Today I took a trip back up to the farm again, working to make the best use of each hour and every day.
Here you can see a row of planted trees, beneath the shade of other native trees and bushes. Basically the idea is to clean out the grasses and herbs, ferns and vines from the understory, to give the next generation of trees a straight shot to the top. Generally trees are very good at competing with each other, and competition applied in the right way make trees grow tall and straight.
While cleaning up around the edges, I am keeping my eye out for one native tree in specific: Viburnum Cornifolium. I'm not 100% sure if we have the right species, but the genus is correct, take a look:
I keep a look out for these because they have proven very hard to grow from seed, but appear around the farm beneath other trees and bushes where birds perch. They love the tiny berries from this tree! And their digestive process perfectly prepares the seed to take hold in the soil and leaf litter below trees in the forest.

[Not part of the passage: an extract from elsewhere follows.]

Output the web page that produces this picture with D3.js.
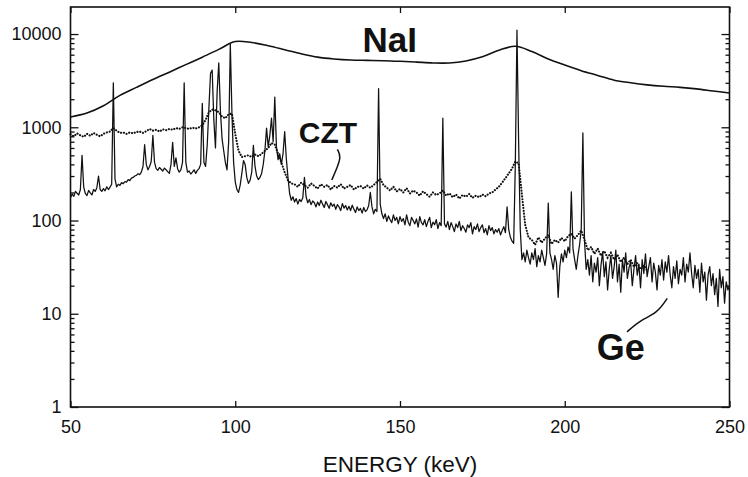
<!DOCTYPE html>
<html>
<head>
<meta charset="utf-8">
<script src="https://cdn.jsdelivr.net/npm/d3@7"></script>
<style>
  body { margin: 0; background: #fff; }
  text { font-family: "Liberation Sans", Arial, sans-serif; fill: #111; }
</style>
</head>
<body>
<div id="chart-area"></div>
<script>
// DATA: counts per energy bin
// Ge detector, 0.5 keV bins from 50 to 250 keV
const GE_START = 50, GE_STEP = 0.5
const geCounts = [
  175, 192, 182, 205, 196, 188, 215, 500, 230, 195,
  185, 210, 198, 188, 215, 205, 225, 300, 215, 205,
  220, 208, 230, 215, 228, 245, 3000, 280, 230, 245,
  238, 255, 248, 262, 258, 275, 268, 285, 290, 300,
  305, 318, 310, 330, 380, 650, 400, 350, 380, 430,
  820, 420, 360, 345, 370, 355, 340, 365, 350, 335,
  320, 400, 690, 380, 470, 360, 330, 350, 420, 3000,
  420, 330, 340, 315, 330, 350, 320, 345, 360, 400,
  1800, 420, 380, 650, 1600, 3800, 4100, 1200, 600, 2400,
  4900, 1500, 750, 560, 420, 350, 700, 7800, 1400, 420,
  260, 215, 200, 240, 320, 440, 400, 290, 250, 270,
  330, 640, 380, 300, 275, 290, 320, 400, 560, 980,
  620, 820, 1250, 700, 2100, 620, 450, 520, 400, 520,
  900, 460, 290, 195, 165, 180, 158, 172, 150, 168,
  160, 175, 290, 180, 155, 168, 148, 162, 155, 140,
  158, 145, 165, 150, 138, 160, 148, 135, 155, 142,
  150, 132, 148, 140, 128, 152, 136, 145, 130, 142,
  128, 146, 133, 122, 140, 128, 135, 120, 138, 125,
  130, 145, 200, 140, 118, 132, 125, 2600, 150, 118,
  105, 118, 98, 112, 102, 95, 115, 100, 108, 92,
  110, 98, 105, 90, 115, 96, 88, 108, 100, 92,
  104, 85, 110, 95, 90, 102, 86, 98, 108, 84,
  96, 90, 102, 82, 95, 88, 1250, 92, 85, 98,
  80, 95, 86, 76, 92, 84, 98, 78, 88, 82,
  75, 90, 84, 95, 72, 86, 80, 92, 76, 84,
  90, 74, 82, 70, 88, 78, 84, 72, 80, 75,
  82, 70, 78, 86, 74, 140, 80, 66, 60, 57,
  400, 11000, 700, 80, 38, 45, 36, 48, 40, 34,
  45, 38, 50, 32, 42, 36, 48, 40, 33, 44,
  154, 45, 38, 30, 42, 35, 15, 32, 44, 36,
  48, 40, 52, 45, 203, 50, 38, 30, 42, 55,
  80, 870, 60, 30, 38, 26, 42, 22, 35, 28,
  40, 20, 33, 46, 25, 36, 18, 30, 42, 24,
  32, 48, 22, 34, 17, 38, 28, 45, 24, 31,
  36, 20, 30, 42, 26, 34, 19, 38, 27, 44,
  25, 32, 40, 22, 35, 28, 18, 33, 26, 38,
  23, 36, 28, 42, 26, 19, 32, 24, 37, 21,
  30, 26, 40, 22, 34, 28, 45, 27, 19, 33,
  24, 30, 17, 35, 22, 28, 14, 26, 32, 20,
  27, 16, 24, 12, 30, 19, 25, 13, 22, 18,
  20
]

// CZT detector, 1 keV bins from 50 to 225 keV (dotted trace)
const CZT_START = 50, CZT_STEP = 1
const cztCounts = [
  840, 800, 860, 820, 790, 850, 810, 870, 830, 800,
  850, 880, 900, 980, 920, 870, 880, 850, 880, 860,
  890, 900, 870, 910, 960, 920, 940, 900, 950, 930,
  960, 940, 980, 960, 1000, 980, 960, 990, 970, 1000,
  1050, 1200, 1450, 1550, 1520, 1450, 1300, 1250, 1380, 1400,
  850, 560, 480, 490, 500, 480, 510, 490, 520, 560,
  600, 680, 650, 520, 420, 330, 270, 250, 245, 230,
  255, 240, 225, 250, 235, 220, 245, 230, 240, 215,
  235, 225, 245, 220, 230, 240, 215, 228, 235, 220,
  238, 225, 240, 260, 280, 240, 225, 210, 230, 205,
  218, 200, 222, 195, 210, 200, 185, 205, 192, 180,
  200, 188, 195, 210, 185, 195, 178, 190, 172, 188,
  180, 192, 175, 185, 178, 190, 182, 195, 200, 215,
  230, 255, 285, 320, 360, 430, 410, 190, 90, 66,
  62, 55, 66, 58, 64, 70, 56, 62, 58, 65,
  60, 68, 72, 64, 70, 78, 62, 48, 52, 44,
  50, 42, 47, 40, 45, 38, 43, 36, 40, 34,
  38, 32, 35, 30, 33, 29
]

// NaI detector, 5 keV bins from 50 to 250 keV (smooth trace)
const NAI_START = 50, NAI_STEP = 5
const naiCounts = [
  1290, 1420, 1700, 2200, 2680, 3250, 3900, 4700, 5650, 6850,
  8300, 8100, 7500, 6800, 6150, 5650, 5400, 5260, 5220, 5180,
  5100, 5000, 4900, 4900, 5150, 5700, 6700, 7400, 6500, 5400,
  4650, 4050, 3600, 3200, 3000, 2850, 2750, 2680, 2580, 2450,
  2330
]

// axis ticks
const xTicks = [50, 100, 150, 200, 250]
const yTicks = [1, 10, 100, 1000, 10000]

// series labels and their leader lines (keV, counts)
const labels = [
  {text: "NaI", e: 138.6, c: 6400, size: 35},
  {text: "CZT", e: 119.3, c: 680, size: 30},
  {text: "Ge", e: 209.7, c: 3.2, size: 36}
]
const cztLeader = [[131.0, 580], [132.2, 483], [130.6, 348], [129.3, 272]]
const geLeader = [[218.9, 6.4], [223.0, 8.6], [228.0, 10.1], [231.1, 14.6]]

// SET MARGIN / DIMENSIONS
const MARGIN = {LEFT: 70.5, TOP: 7, RIGHT: 18.5, BOTTOM: 70}
const WIDTH = 748 - MARGIN.LEFT - MARGIN.RIGHT
const HEIGHT = 477 - MARGIN.TOP - MARGIN.BOTTOM

const svg = d3.select("#chart-area").append("svg")
    .attr("width", 748)
    .attr("height", 477)

const g = svg.append("g")
    .attr("transform", `translate(${MARGIN.LEFT}, ${MARGIN.TOP})`)

// SCALES
const x = d3.scaleLinear().domain([50, 250]).range([0, WIDTH])
const y = d3.scaleLog().domain([1, 19500]).range([HEIGHT, 0])

const toPoints = (vals, start, step) => vals.map((v, i) => [start + i * step, v])
const gePts = toPoints(geCounts, GE_START, GE_STEP)
const cztPts = toPoints(cztCounts, CZT_START, CZT_STEP)
const naiPts = toPoints(naiCounts, NAI_START, NAI_STEP)

// --- + minor ticks (2..9 in each decade), both sides
const minor = []
yTicks.forEach(t => {
    for (let k = 2; k <= 9; k++) if (t * k <= 19500) minor.push(t * k)
})
g.append("g")
    .call(d3.axisLeft(y).tickValues(minor).tickSize(-4).tickFormat(""))
g.append("g")
    .attr("transform", `translate(${WIDTH}, 0)`)
    .call(d3.axisRight(y).tickValues(minor).tickSize(-4).tickFormat(""))

// --- + y axes
g.append("g")
    .attr("class", "yaxis")
    .call(d3.axisLeft(y).tickValues(yTicks).tickSize(-8).tickPadding(9).tickFormat(d3.format("d")))
g.append("g")
    .attr("transform", `translate(${WIDTH}, 0)`)
    .call(d3.axisRight(y).tickValues(yTicks).tickSize(-8).tickFormat(""))

// --- + x axes (bottom labelled, top ticks only)
g.append("g")
    .attr("class", "xaxis")
    .attr("transform", `translate(0, ${HEIGHT})`)
    .call(d3.axisBottom(x).tickValues(xTicks).tickSize(-6).tickPadding(13))
g.append("g")
    .call(d3.axisTop(x).tickValues(xTicks).tickSize(-6).tickFormat(""))

g.selectAll(".domain").remove()
g.selectAll(".tick line").attr("stroke", "#111").attr("stroke-width", 1.3)
g.selectAll(".yaxis text, .xaxis text")
    .attr("font-size", "18px")
    .attr("fill", "#111")

// frame
g.append("rect")
    .attr("width", WIDTH)
    .attr("height", HEIGHT)
    .attr("fill", "none")
    .attr("stroke", "#111")
    .attr("stroke-width", 1.6)

// x axis title
g.append("text")
    .attr("x", x(150))
    .attr("y", HEIGHT + 65)
    .attr("text-anchor", "middle")
    .attr("font-size", "22.5px")
    .text("ENERGY (keV)")

// SPECTRA
const plot = g.append("g")

plot.append("path")
    .attr("fill", "none")
    .attr("stroke", "#111")
    .attr("stroke-width", 1.6)
    .attr("d", d3.line().x(d => x(d[0])).y(d => y(d[1])).curve(d3.curveCatmullRom)(naiPts))

plot.append("path")
    .attr("fill", "none")
    .attr("stroke", "#111")
    .attr("stroke-width", 2.1)
    .attr("stroke-linecap", "round")
    .attr("stroke-dasharray", "0.1,2.8")
    .attr("d", d3.line().x(d => x(d[0])).y(d => y(d[1]))(cztPts))

plot.append("path")
    .attr("fill", "none")
    .attr("stroke", "#111")
    .attr("stroke-width", 1.25)
    .attr("stroke-linejoin", "round")
    .attr("d", d3.line().x(d => x(d[0])).y(d => y(d[1]))(gePts))

// LABELS
g.selectAll(".series-label")
    .data(labels)
    .enter()
    .append("text")
    .attr("class", "series-label")
    .attr("x", d => x(d.e))
    .attr("y", d => y(d.c))
    .attr("font-size", d => d.size + "px")
    .attr("font-weight", "bold")
    .text(d => d.text)

const leader = d3.line().x(d => x(d[0])).y(d => y(d[1])).curve(d3.curveBasis)
;[cztLeader, geLeader].forEach(pts => {
    g.append("path")
        .attr("d", leader(pts))
        .attr("fill", "none")
        .attr("stroke", "#111")
        .attr("stroke-width", 1.5)
})
</script>
</body>
</html>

The local name for this tree translates something like 'axe handle tree', and I have set a goal to multiply and cultivate this tree all over the farm and within other crops. I propose to grow axe handles. Also posts, this tree responds very vigorously to copsing and resprouts multiple heads each time.
Here are some leaves and the trunk of our largest specimen currently:
So I am working with two guys, and I am training them to keep their eyes out for these small sprouts. Even after I am content with 500 or 1000 of these trees, I think it will be smart to keep up the habit, and raise small trees in a nursury, to sell to others. Currently it is becoming more popular lately to buy different, useful, native and interesting species of trees. But Viburnum Cornifolium is very hard to come by.
So I keep 'rescuing' and replanting the sprouts, on contour, interspersed with other species of trees and bushes, such as nitrogen fixers.
I met a man with a 2 meter lathe, so this could be a business over the next couple years.
It is just one of the promising species we are focusing on, and one that can be quite tricky to germinate.